Tuesday, June 28, 2011
New Attitude
I realize the attitude I have now is one of engagement and building up, mostly through learning about entrepreneurship and investing. I like this attitude and I think I spent a lot of time preferring the attitude that luxury brings pleasure. I question that. Luxury made me snappy and soft, demanding more and more, like an addiction. I wonder if it really only feeds neurosis. Just a thought for the day.
Sunday, June 12, 2011
Zines and Kathy Acker
Zines and their stories of accepting trauma and sexing out of it. Thats fine maybe a good idea, better than being stuck in it and continually retraumatized. But at some point any intellectualizing, even the very engaging kind, needs to rest in the Great Mother, the feminine, and be consoled and refreshed. You cannot engage yourself away from the mother goddess no matter how hard you try.
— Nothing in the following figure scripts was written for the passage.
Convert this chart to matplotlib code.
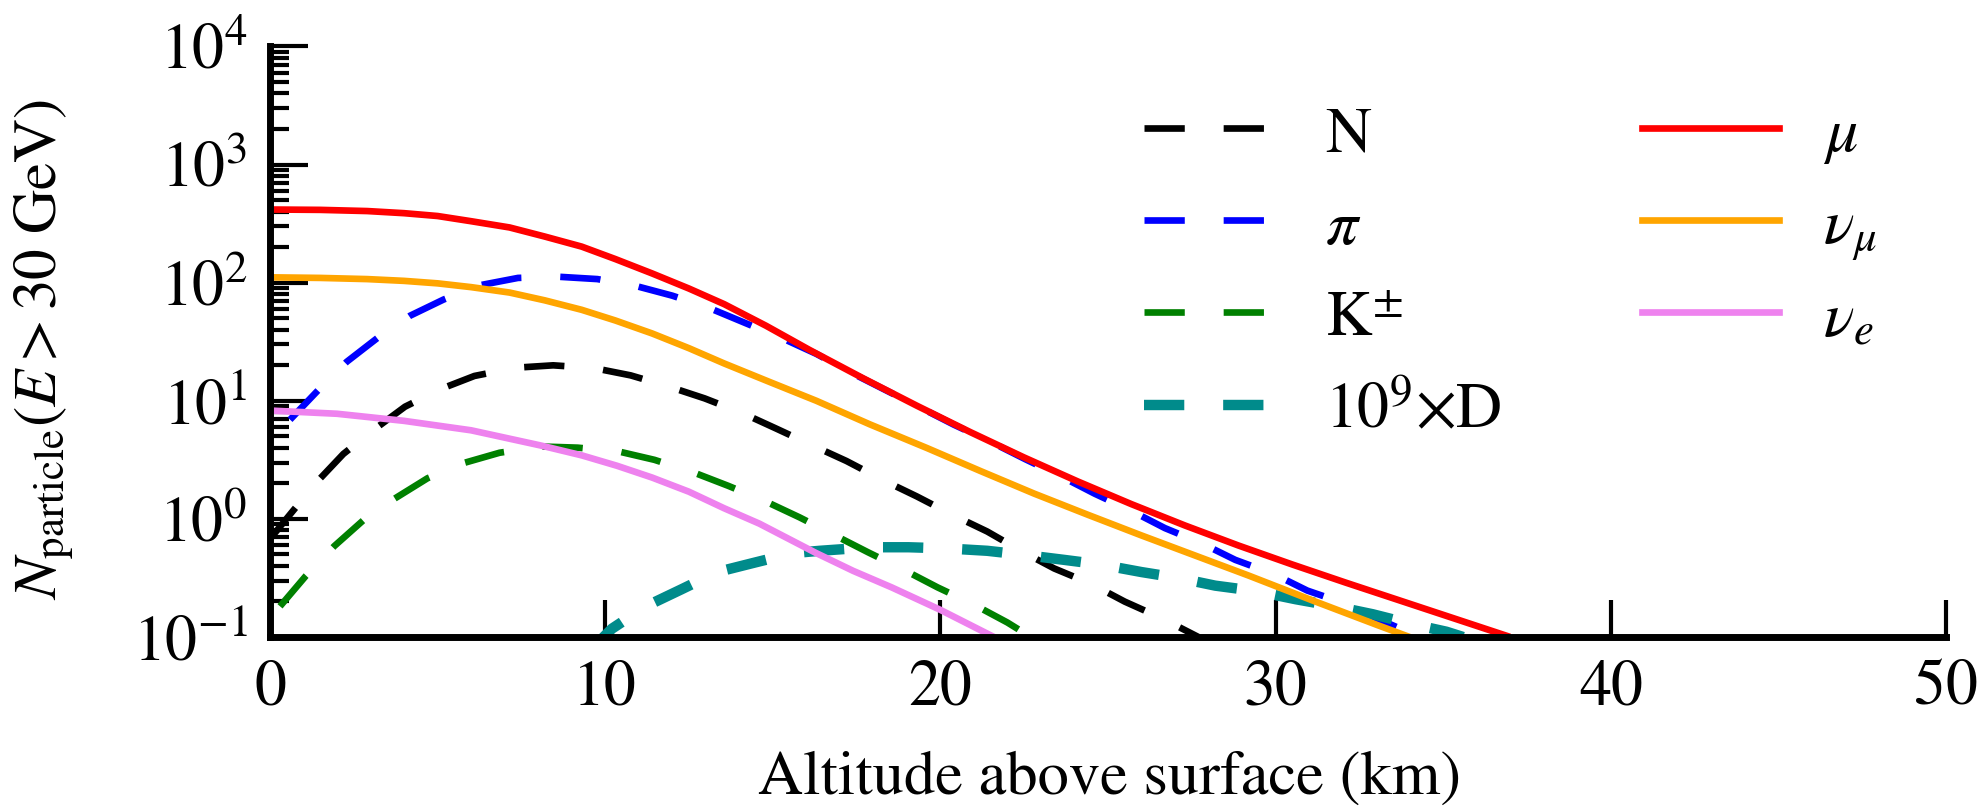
import numpy as np
import matplotlib
matplotlib.use("Agg")
import matplotlib.pyplot as plt
from matplotlib.lines import Line2D
from matplotlib.legend_handler import HandlerLine2D
from matplotlib.ticker import LogLocator, NullLocator, FixedLocator

plt.rcParams['font.family'] = 'serif'
plt.rcParams['font.serif'] = ['STIXGeneral', 'Liberation Serif', 'DejaVu Serif']
plt.rcParams['mathtext.fontset'] = 'stix'
plt.rcParams['lines.scale_dashes'] = False

# ---- data: altitude (km) and log10 of particle number ----
x_N = [0.0, 0.64, 1.39, 2.19, 3.1, 4.03, 5.1, 6.1, 7.34, 8.45, 9.66, 10.76, 11.9, 12.97,
       14.1, 15.1, 16.2, 17.2, 18.3, 19.3, 20.35, 21.4, 22.4, 23.4, 24.5, 25.5, 26.6, 27.7]
log_N = [-0.17, 0.052, 0.31, 0.55, 0.755, 0.95, 1.10, 1.21, 1.28, 1.30, 1.277, 1.215, 1.12,
         1.02, 0.895, 0.765, 0.62, 0.49, 0.327, 0.19, 0.036, -0.107, -0.27, -0.42, -0.55,
         -0.70, -0.84, -1.0]

x_pi = [0.6, 1.44, 2.29, 3.2, 4.18, 5.18, 6.3, 7.4, 8.6, 9.77, 10.94, 12.0, 13.1, 14.2, 15.3,
        16.3, 17.36, 18.37, 19.4, 20.4, 21.52, 22.53, 23.6, 24.6, 25.7, 26.7, 27.8, 28.8,
        29.95, 30.95, 32.07, 33.0, 34.3]
log_pi = [0.84, 1.09, 1.33, 1.53, 1.72, 1.857, 1.98, 2.04, 2.05, 2.03, 1.97, 1.89, 1.786,
          1.656, 1.527, 1.397, 1.235, 1.09, 0.943, 0.798, 0.65, 0.506, 0.36, 0.214, 0.068,
          -0.078, -0.207, -0.347, -0.467, -0.607, -0.716, -0.84, -1.0]

x_K = [0.3, 1.07, 1.92, 2.78, 3.71, 4.7, 5.78, 6.85, 8.08, 9.18, 10.4, 11.47, 12.65, 13.68,
       14.78, 15.8, 16.88, 17.84, 18.93, 19.92, 21.0, 22.0, 22.7]
log_K = [-0.74, -0.483, -0.23, -0.013, 0.17, 0.344, 0.473, 0.56, 0.613, 0.603, 0.571, 0.50,
         0.392, 0.279, 0.149, 0.013, -0.143, -0.282, -0.434, -0.58, -0.725, -0.877, -1.0]

x_D = [9.6, 10.2, 11.2, 12.27, 13.34, 14.46, 15.6, 16.4, 17.9, 19.05, 20.2, 21.4, 22.5, 23.7,
       24.8, 26.0, 27.1, 28.2, 29.4, 30.6, 31.7, 32.9, 34.0, 35.1, 35.6]
log_D = [-1.1, -0.93, -0.742, -0.597, -0.45, -0.37, -0.29, -0.27, -0.24, -0.24, -0.25, -0.27,
         -0.305, -0.347, -0.387, -0.45, -0.50, -0.565, -0.61, -0.68, -0.736, -0.807, -0.886,
         -0.955, -1.0]

x_mu = [0.0, 1.5, 2.9, 4.0, 5.0, 6.0, 7.15, 8.2, 9.3, 10.3, 11.4, 12.5, 13.55, 14.8, 16.1,
        17.7, 19.3, 20.9, 22.5, 24.1, 25.7, 27.3, 28.9, 30.5, 32.1, 33.7, 35.3, 36.9]
log_mu = [2.619, 2.616, 2.606, 2.588, 2.564, 2.52, 2.467, 2.39, 2.305, 2.20, 2.078, 1.95,
          1.818, 1.635, 1.43, 1.19, 0.958, 0.734, 0.52, 0.317, 0.125, -0.056, -0.226,
          -0.386, -0.54, -0.69, -0.84, -0.99]

x_numu = [0.0, 1.5, 2.9, 4.0, 5.0, 6.0, 7.15, 8.2, 9.3, 10.3, 11.4, 12.5, 13.55, 14.9, 16.3,
          17.9, 19.6, 21.2, 22.8, 24.4, 26.0, 27.6, 29.2, 31.1, 33.05, 34.0]
log_numu = [2.045, 2.04, 2.03, 2.015, 1.994, 1.962, 1.916, 1.85, 1.77, 1.68, 1.57, 1.445,
            1.316, 1.16, 1.0, 0.80, 0.60, 0.405, 0.214, 0.035, -0.14, -0.31, -0.48, -0.69,
            -0.90, -1.0]

x_nue = [0.0, 2.0, 4.0, 6.0, 8.1, 9.3, 10.35, 11.4, 12.5, 13.55, 14.6, 16.3, 17.4, 18.55,
         20.0, 21.6]
log_nue = [0.917, 0.89, 0.83, 0.75, 0.62, 0.538, 0.45, 0.35, 0.23, 0.09, -0.04, -0.29, -0.44,
           -0.58, -0.77, -1.0]

labels = ['N', r'$\pi$', r'$\mathrm{K}^{\pm}$', r'$10^9{\times}\mathrm{D}$',
          r'$\mu$', r'$\nu_\mu$', r'$\nu_e$']
x_ticks = [0, 10, 20, 30, 40, 50]


class HandlerLineLow(HandlerLine2D):
    """Line handle placed at a fixed height above the text baseline."""
    def create_artists(self, legend, orig_handle, xdescent, ydescent, width, height,
                       fontsize, trans):
        arts = super().create_artists(legend, orig_handle, xdescent, ydescent, width,
                                      height, fontsize, trans)
        for a in arts:
            if isinstance(a, Line2D):
                a.set_ydata(np.full_like(np.asarray(a.get_xdata(), float), 0.37 * fontsize))
        return arts


# ---- figure ----
fig = plt.figure(figsize=(19.85, 8.08), dpi=100)
ax = fig.add_axes([0.136, 0.2116, 0.8443, 0.731])

dash = (0, (29, 28))
lw = 4.8
series = [
    (x_N, log_N, 'black', lw, dash),
    (x_pi, log_pi, 'blue', lw, dash),
    (x_K, log_K, 'green', lw, dash),
    (x_D, log_D, 'darkcyan', 7.5, dash),
    (x_mu, log_mu, 'red', lw, '-'),
    (x_numu, log_numu, 'orange', lw, '-'),
    (x_nue, log_nue, 'violet', lw, '-'),
]
for (xs, ls_, c, w, st), lab in zip(series, labels):
    ax.plot(xs, np.power(10.0, ls_), color=c, lw=w, ls=st, label=lab)

ax.set_yscale('log')
ax.set_xlim(0, 50)
ax.set_ylim(0.1, 1e4)
ax.xaxis.set_major_locator(FixedLocator(x_ticks))
ax.xaxis.set_minor_locator(NullLocator())
ax.yaxis.set_major_locator(LogLocator(base=10, numticks=20))
ax.yaxis.set_minor_locator(LogLocator(base=10, subs=np.arange(2, 10), numticks=20))

for s in ['top', 'right']:
    ax.spines[s].set_visible(False)
for s in ['left', 'bottom']:
    ax.spines[s].set_linewidth(5)

ax.tick_params(axis='both', which='major', direction='in', length=27, width=3,
               labelsize=46, pad=16)
ax.tick_params(axis='y', which='minor', direction='in', length=14, width=3)

ax.legend(ncol=2, frameon=False, fontsize=46, handlelength=2.14, handleheight=1.8,
          handletextpad=0.69, columnspacing=2.2, labelspacing=0.03, loc='upper left',
          bbox_to_anchor=(1144 / 1985, 1 - 85.5 / 808), bbox_transform=fig.transFigure,
          borderaxespad=0, borderpad=0, handler_map={Line2D: HandlerLineLow()})

fig.text(45 / 1985, 1 - 350 / 808, r'$N_{\mathrm{particle}}(E > 30\ \mathrm{GeV})$',
         rotation=90, ha='center', va='center', fontsize=44)
fig.text(1110 / 1985, 1 - 794 / 808, 'Altitude above surface (km)',
         ha='center', va='baseline', fontsize=45)

fig.savefig('out.png', dpi=100)
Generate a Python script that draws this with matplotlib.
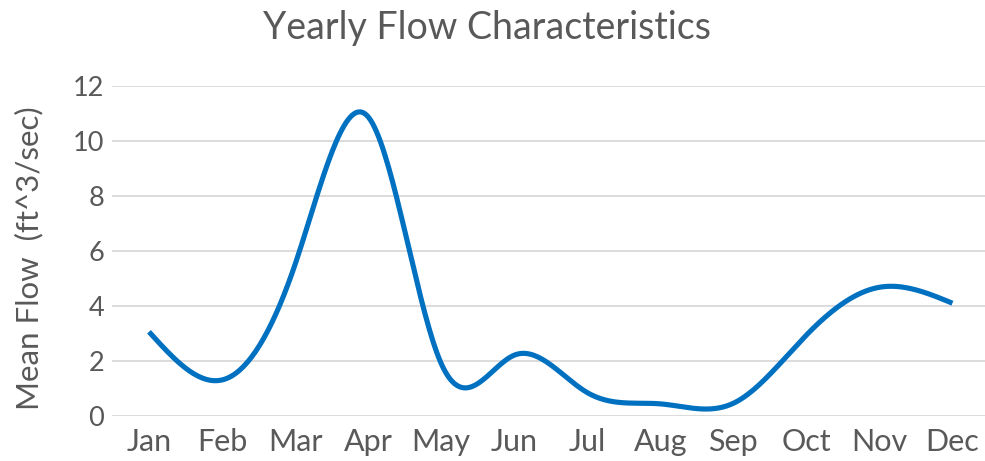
import numpy as np
import matplotlib
matplotlib.use('Agg')
import matplotlib.pyplot as plt

plt.rcParams['font.family'] = ['Lato', 'DejaVu Sans']

# data
months = ['Jan', 'Feb', 'Mar', 'Apr', 'May', 'Jun', 'Jul', 'Aug', 'Sep', 'Oct', 'Nov', 'Dec']
mean_flow = [3.05, 1.3, 5.5, 10.87, 1.9, 2.2, 0.84, 0.43, 0.45, 2.93, 4.67, 4.09]

text_col = '#595959'
line_col = '#0070C0'


def smooth(xs, ys, n=400):
    # natural cubic spline through the points
    xs = np.asarray(xs, float)
    ys = np.asarray(ys, float)
    k = len(xs)
    h = np.diff(xs)
    A = np.zeros((k, k))
    r = np.zeros(k)
    A[0, 0] = A[-1, -1] = 1
    for i in range(1, k - 1):
        A[i, i - 1] = h[i - 1]
        A[i, i] = 2 * (h[i - 1] + h[i])
        A[i, i + 1] = h[i]
        r[i] = 6 * ((ys[i + 1] - ys[i]) / h[i] - (ys[i] - ys[i - 1]) / h[i - 1])
    m = np.linalg.solve(A, r)
    xx = np.linspace(xs[0], xs[-1], n)
    j = np.clip(np.searchsorted(xs, xx) - 1, 0, k - 2)
    a = xs[j + 1] - xx
    b = xx - xs[j]
    hj = h[j]
    yy = (m[j] * a ** 3 + m[j + 1] * b ** 3) / (6 * hj) \
        + (ys[j] / hj - m[j] * hj / 6) * a + (ys[j + 1] / hj - m[j + 1] * hj / 6) * b
    return xx, yy


fig = plt.figure(figsize=(9.85, 4.61), dpi=100)
ax = fig.add_axes([0.1142, 0.0983, 0.8898, 0.7158])

x = np.arange(len(months))
sx, sy = smooth(x, mean_flow)
ax.plot(sx, sy, color=line_col, linewidth=3.7, solid_capstyle='butt', zorder=3)

ax.set_xlim(-0.5, len(months) - 0.5)
ax.set_ylim(0, 12)
ax.set_yticks(range(0, 13, 2))
ax.set_xticks(x)
ax.set_xticklabels(months)
ax.grid(axis='y', color='#d9d9d9', linewidth=1.3)
ax.set_axisbelow(True)
for s in ax.spines.values():
    s.set_visible(False)
ax.tick_params(axis='both', length=0, colors=text_col)
ax.tick_params(axis='y', labelsize=19.5, pad=6)
ax.tick_params(axis='x', labelsize=22, pad=9)

fig.text(0.0294, 0.441, 'Mean Flow  (ft^3/sec)', rotation=90, ha='center', va='center',
         fontsize=22.5, color=text_col)
fig.text(0.494, 0.94, 'Yearly Flow Characteristics', ha='center', va='center',
         fontsize=27, color=text_col)

fig.savefig('out.png', dpi=100, facecolor='white')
And why would you try? The mother goddess consoles, heals, processes trauma into experience, refreshes and helps me move forward into more experiences, life and as trauma happens moves back into process and consoling. I'm going down town to the library today to read, check out some Zines and comics. I like the writing and the stories and attitudes. Its a new hobby for me and a cheap one that helps me save money for more investing. Also I'm starting to feel rich without having a lot of money. Maybe richer that people with money. It has to do with cheap engaging hobbies and an ability to process them. We all need the goddess.
Friday, June 10, 2011
Better Investing group
Last night I went to the Better Investing group in Beaverton. I really have a lot to learn and it is so hard to save money and get the funds to invest. Some of the women I met there are really interesting and are really good investors. I want to buy some long term dividend paying stocks and am interested in the website manifestinvesting. The Better Investing people shared that they use Value Line a lot so maybe its time for me to get over to the library. Also they said Barron's has a list of insider trading, so you know when company people are buying and selling. Maybe I'll go over to the manifest investing site and see if I can get a trial subscription. I just have so many tools I need to learn to use them better.
Wednesday, June 8, 2011
Stood up
Tracey from NWReia forgot about me. I called and she apologized but was too busy to get together. I'm relieved. I don't want real estate sales people to be too serious about me. I don't have the money for a deal and I'm considering sticking to REITs instead. Learning about business and real estate might help me with my kid or grandkids if they want to do deals. I'm not sure I will ever have that kind of money to lose. For now I'm trying to innovate my life and get more with what I have with careful planning and new ideas about hobbies and lifestyle choices. And I need to pay down my credit cards. I'm giving myself two years. I'm very interested in CHK so I'm watching it. If I could put my credit card payments into investing I'd be doing even better.
Tuesday, June 7, 2011
Lidia
I take it. back, I'm really enjoying Lidia and The Chronology of Water. It is a really good book with really good writing. How about going to the library after dinner and then sex instead of the TV. Sakula uses the New Yorker for news. I could try it. I don't really like the TV's attitude.
Monday, June 6, 2011
Reading Local: Portland
My new favorite blog is about local writers work in Portland, thus my title. I picked up The Chronology of Water. It started out really good, but now I'm getting bored with that lifestyle. The author talks about too much booze and sex. At some point you have to grow out of it or you get stuck in it, no matter how bad your trauma was or is. At some point you have to walk away from the trauma, like I'm doing with the TV. Everyone on the news on TV is in trauma, a trauma that is way too much for me. I spent my day chatting with Rosie, walking on the treadmill, making a failed grape jelly, and finally drinking coffee and going to the library to check out some writing magazines. Trauma, inner or outer, causes you to focus too much on yourself and to develop a complex of ego and ism, or as Rosie told me today, I, self and me. Being stuck in this complex is the result and cause of so much trauma. I need to walk away or fun away I self and me. Which is so hard to do. My writing, although bad, makes a point.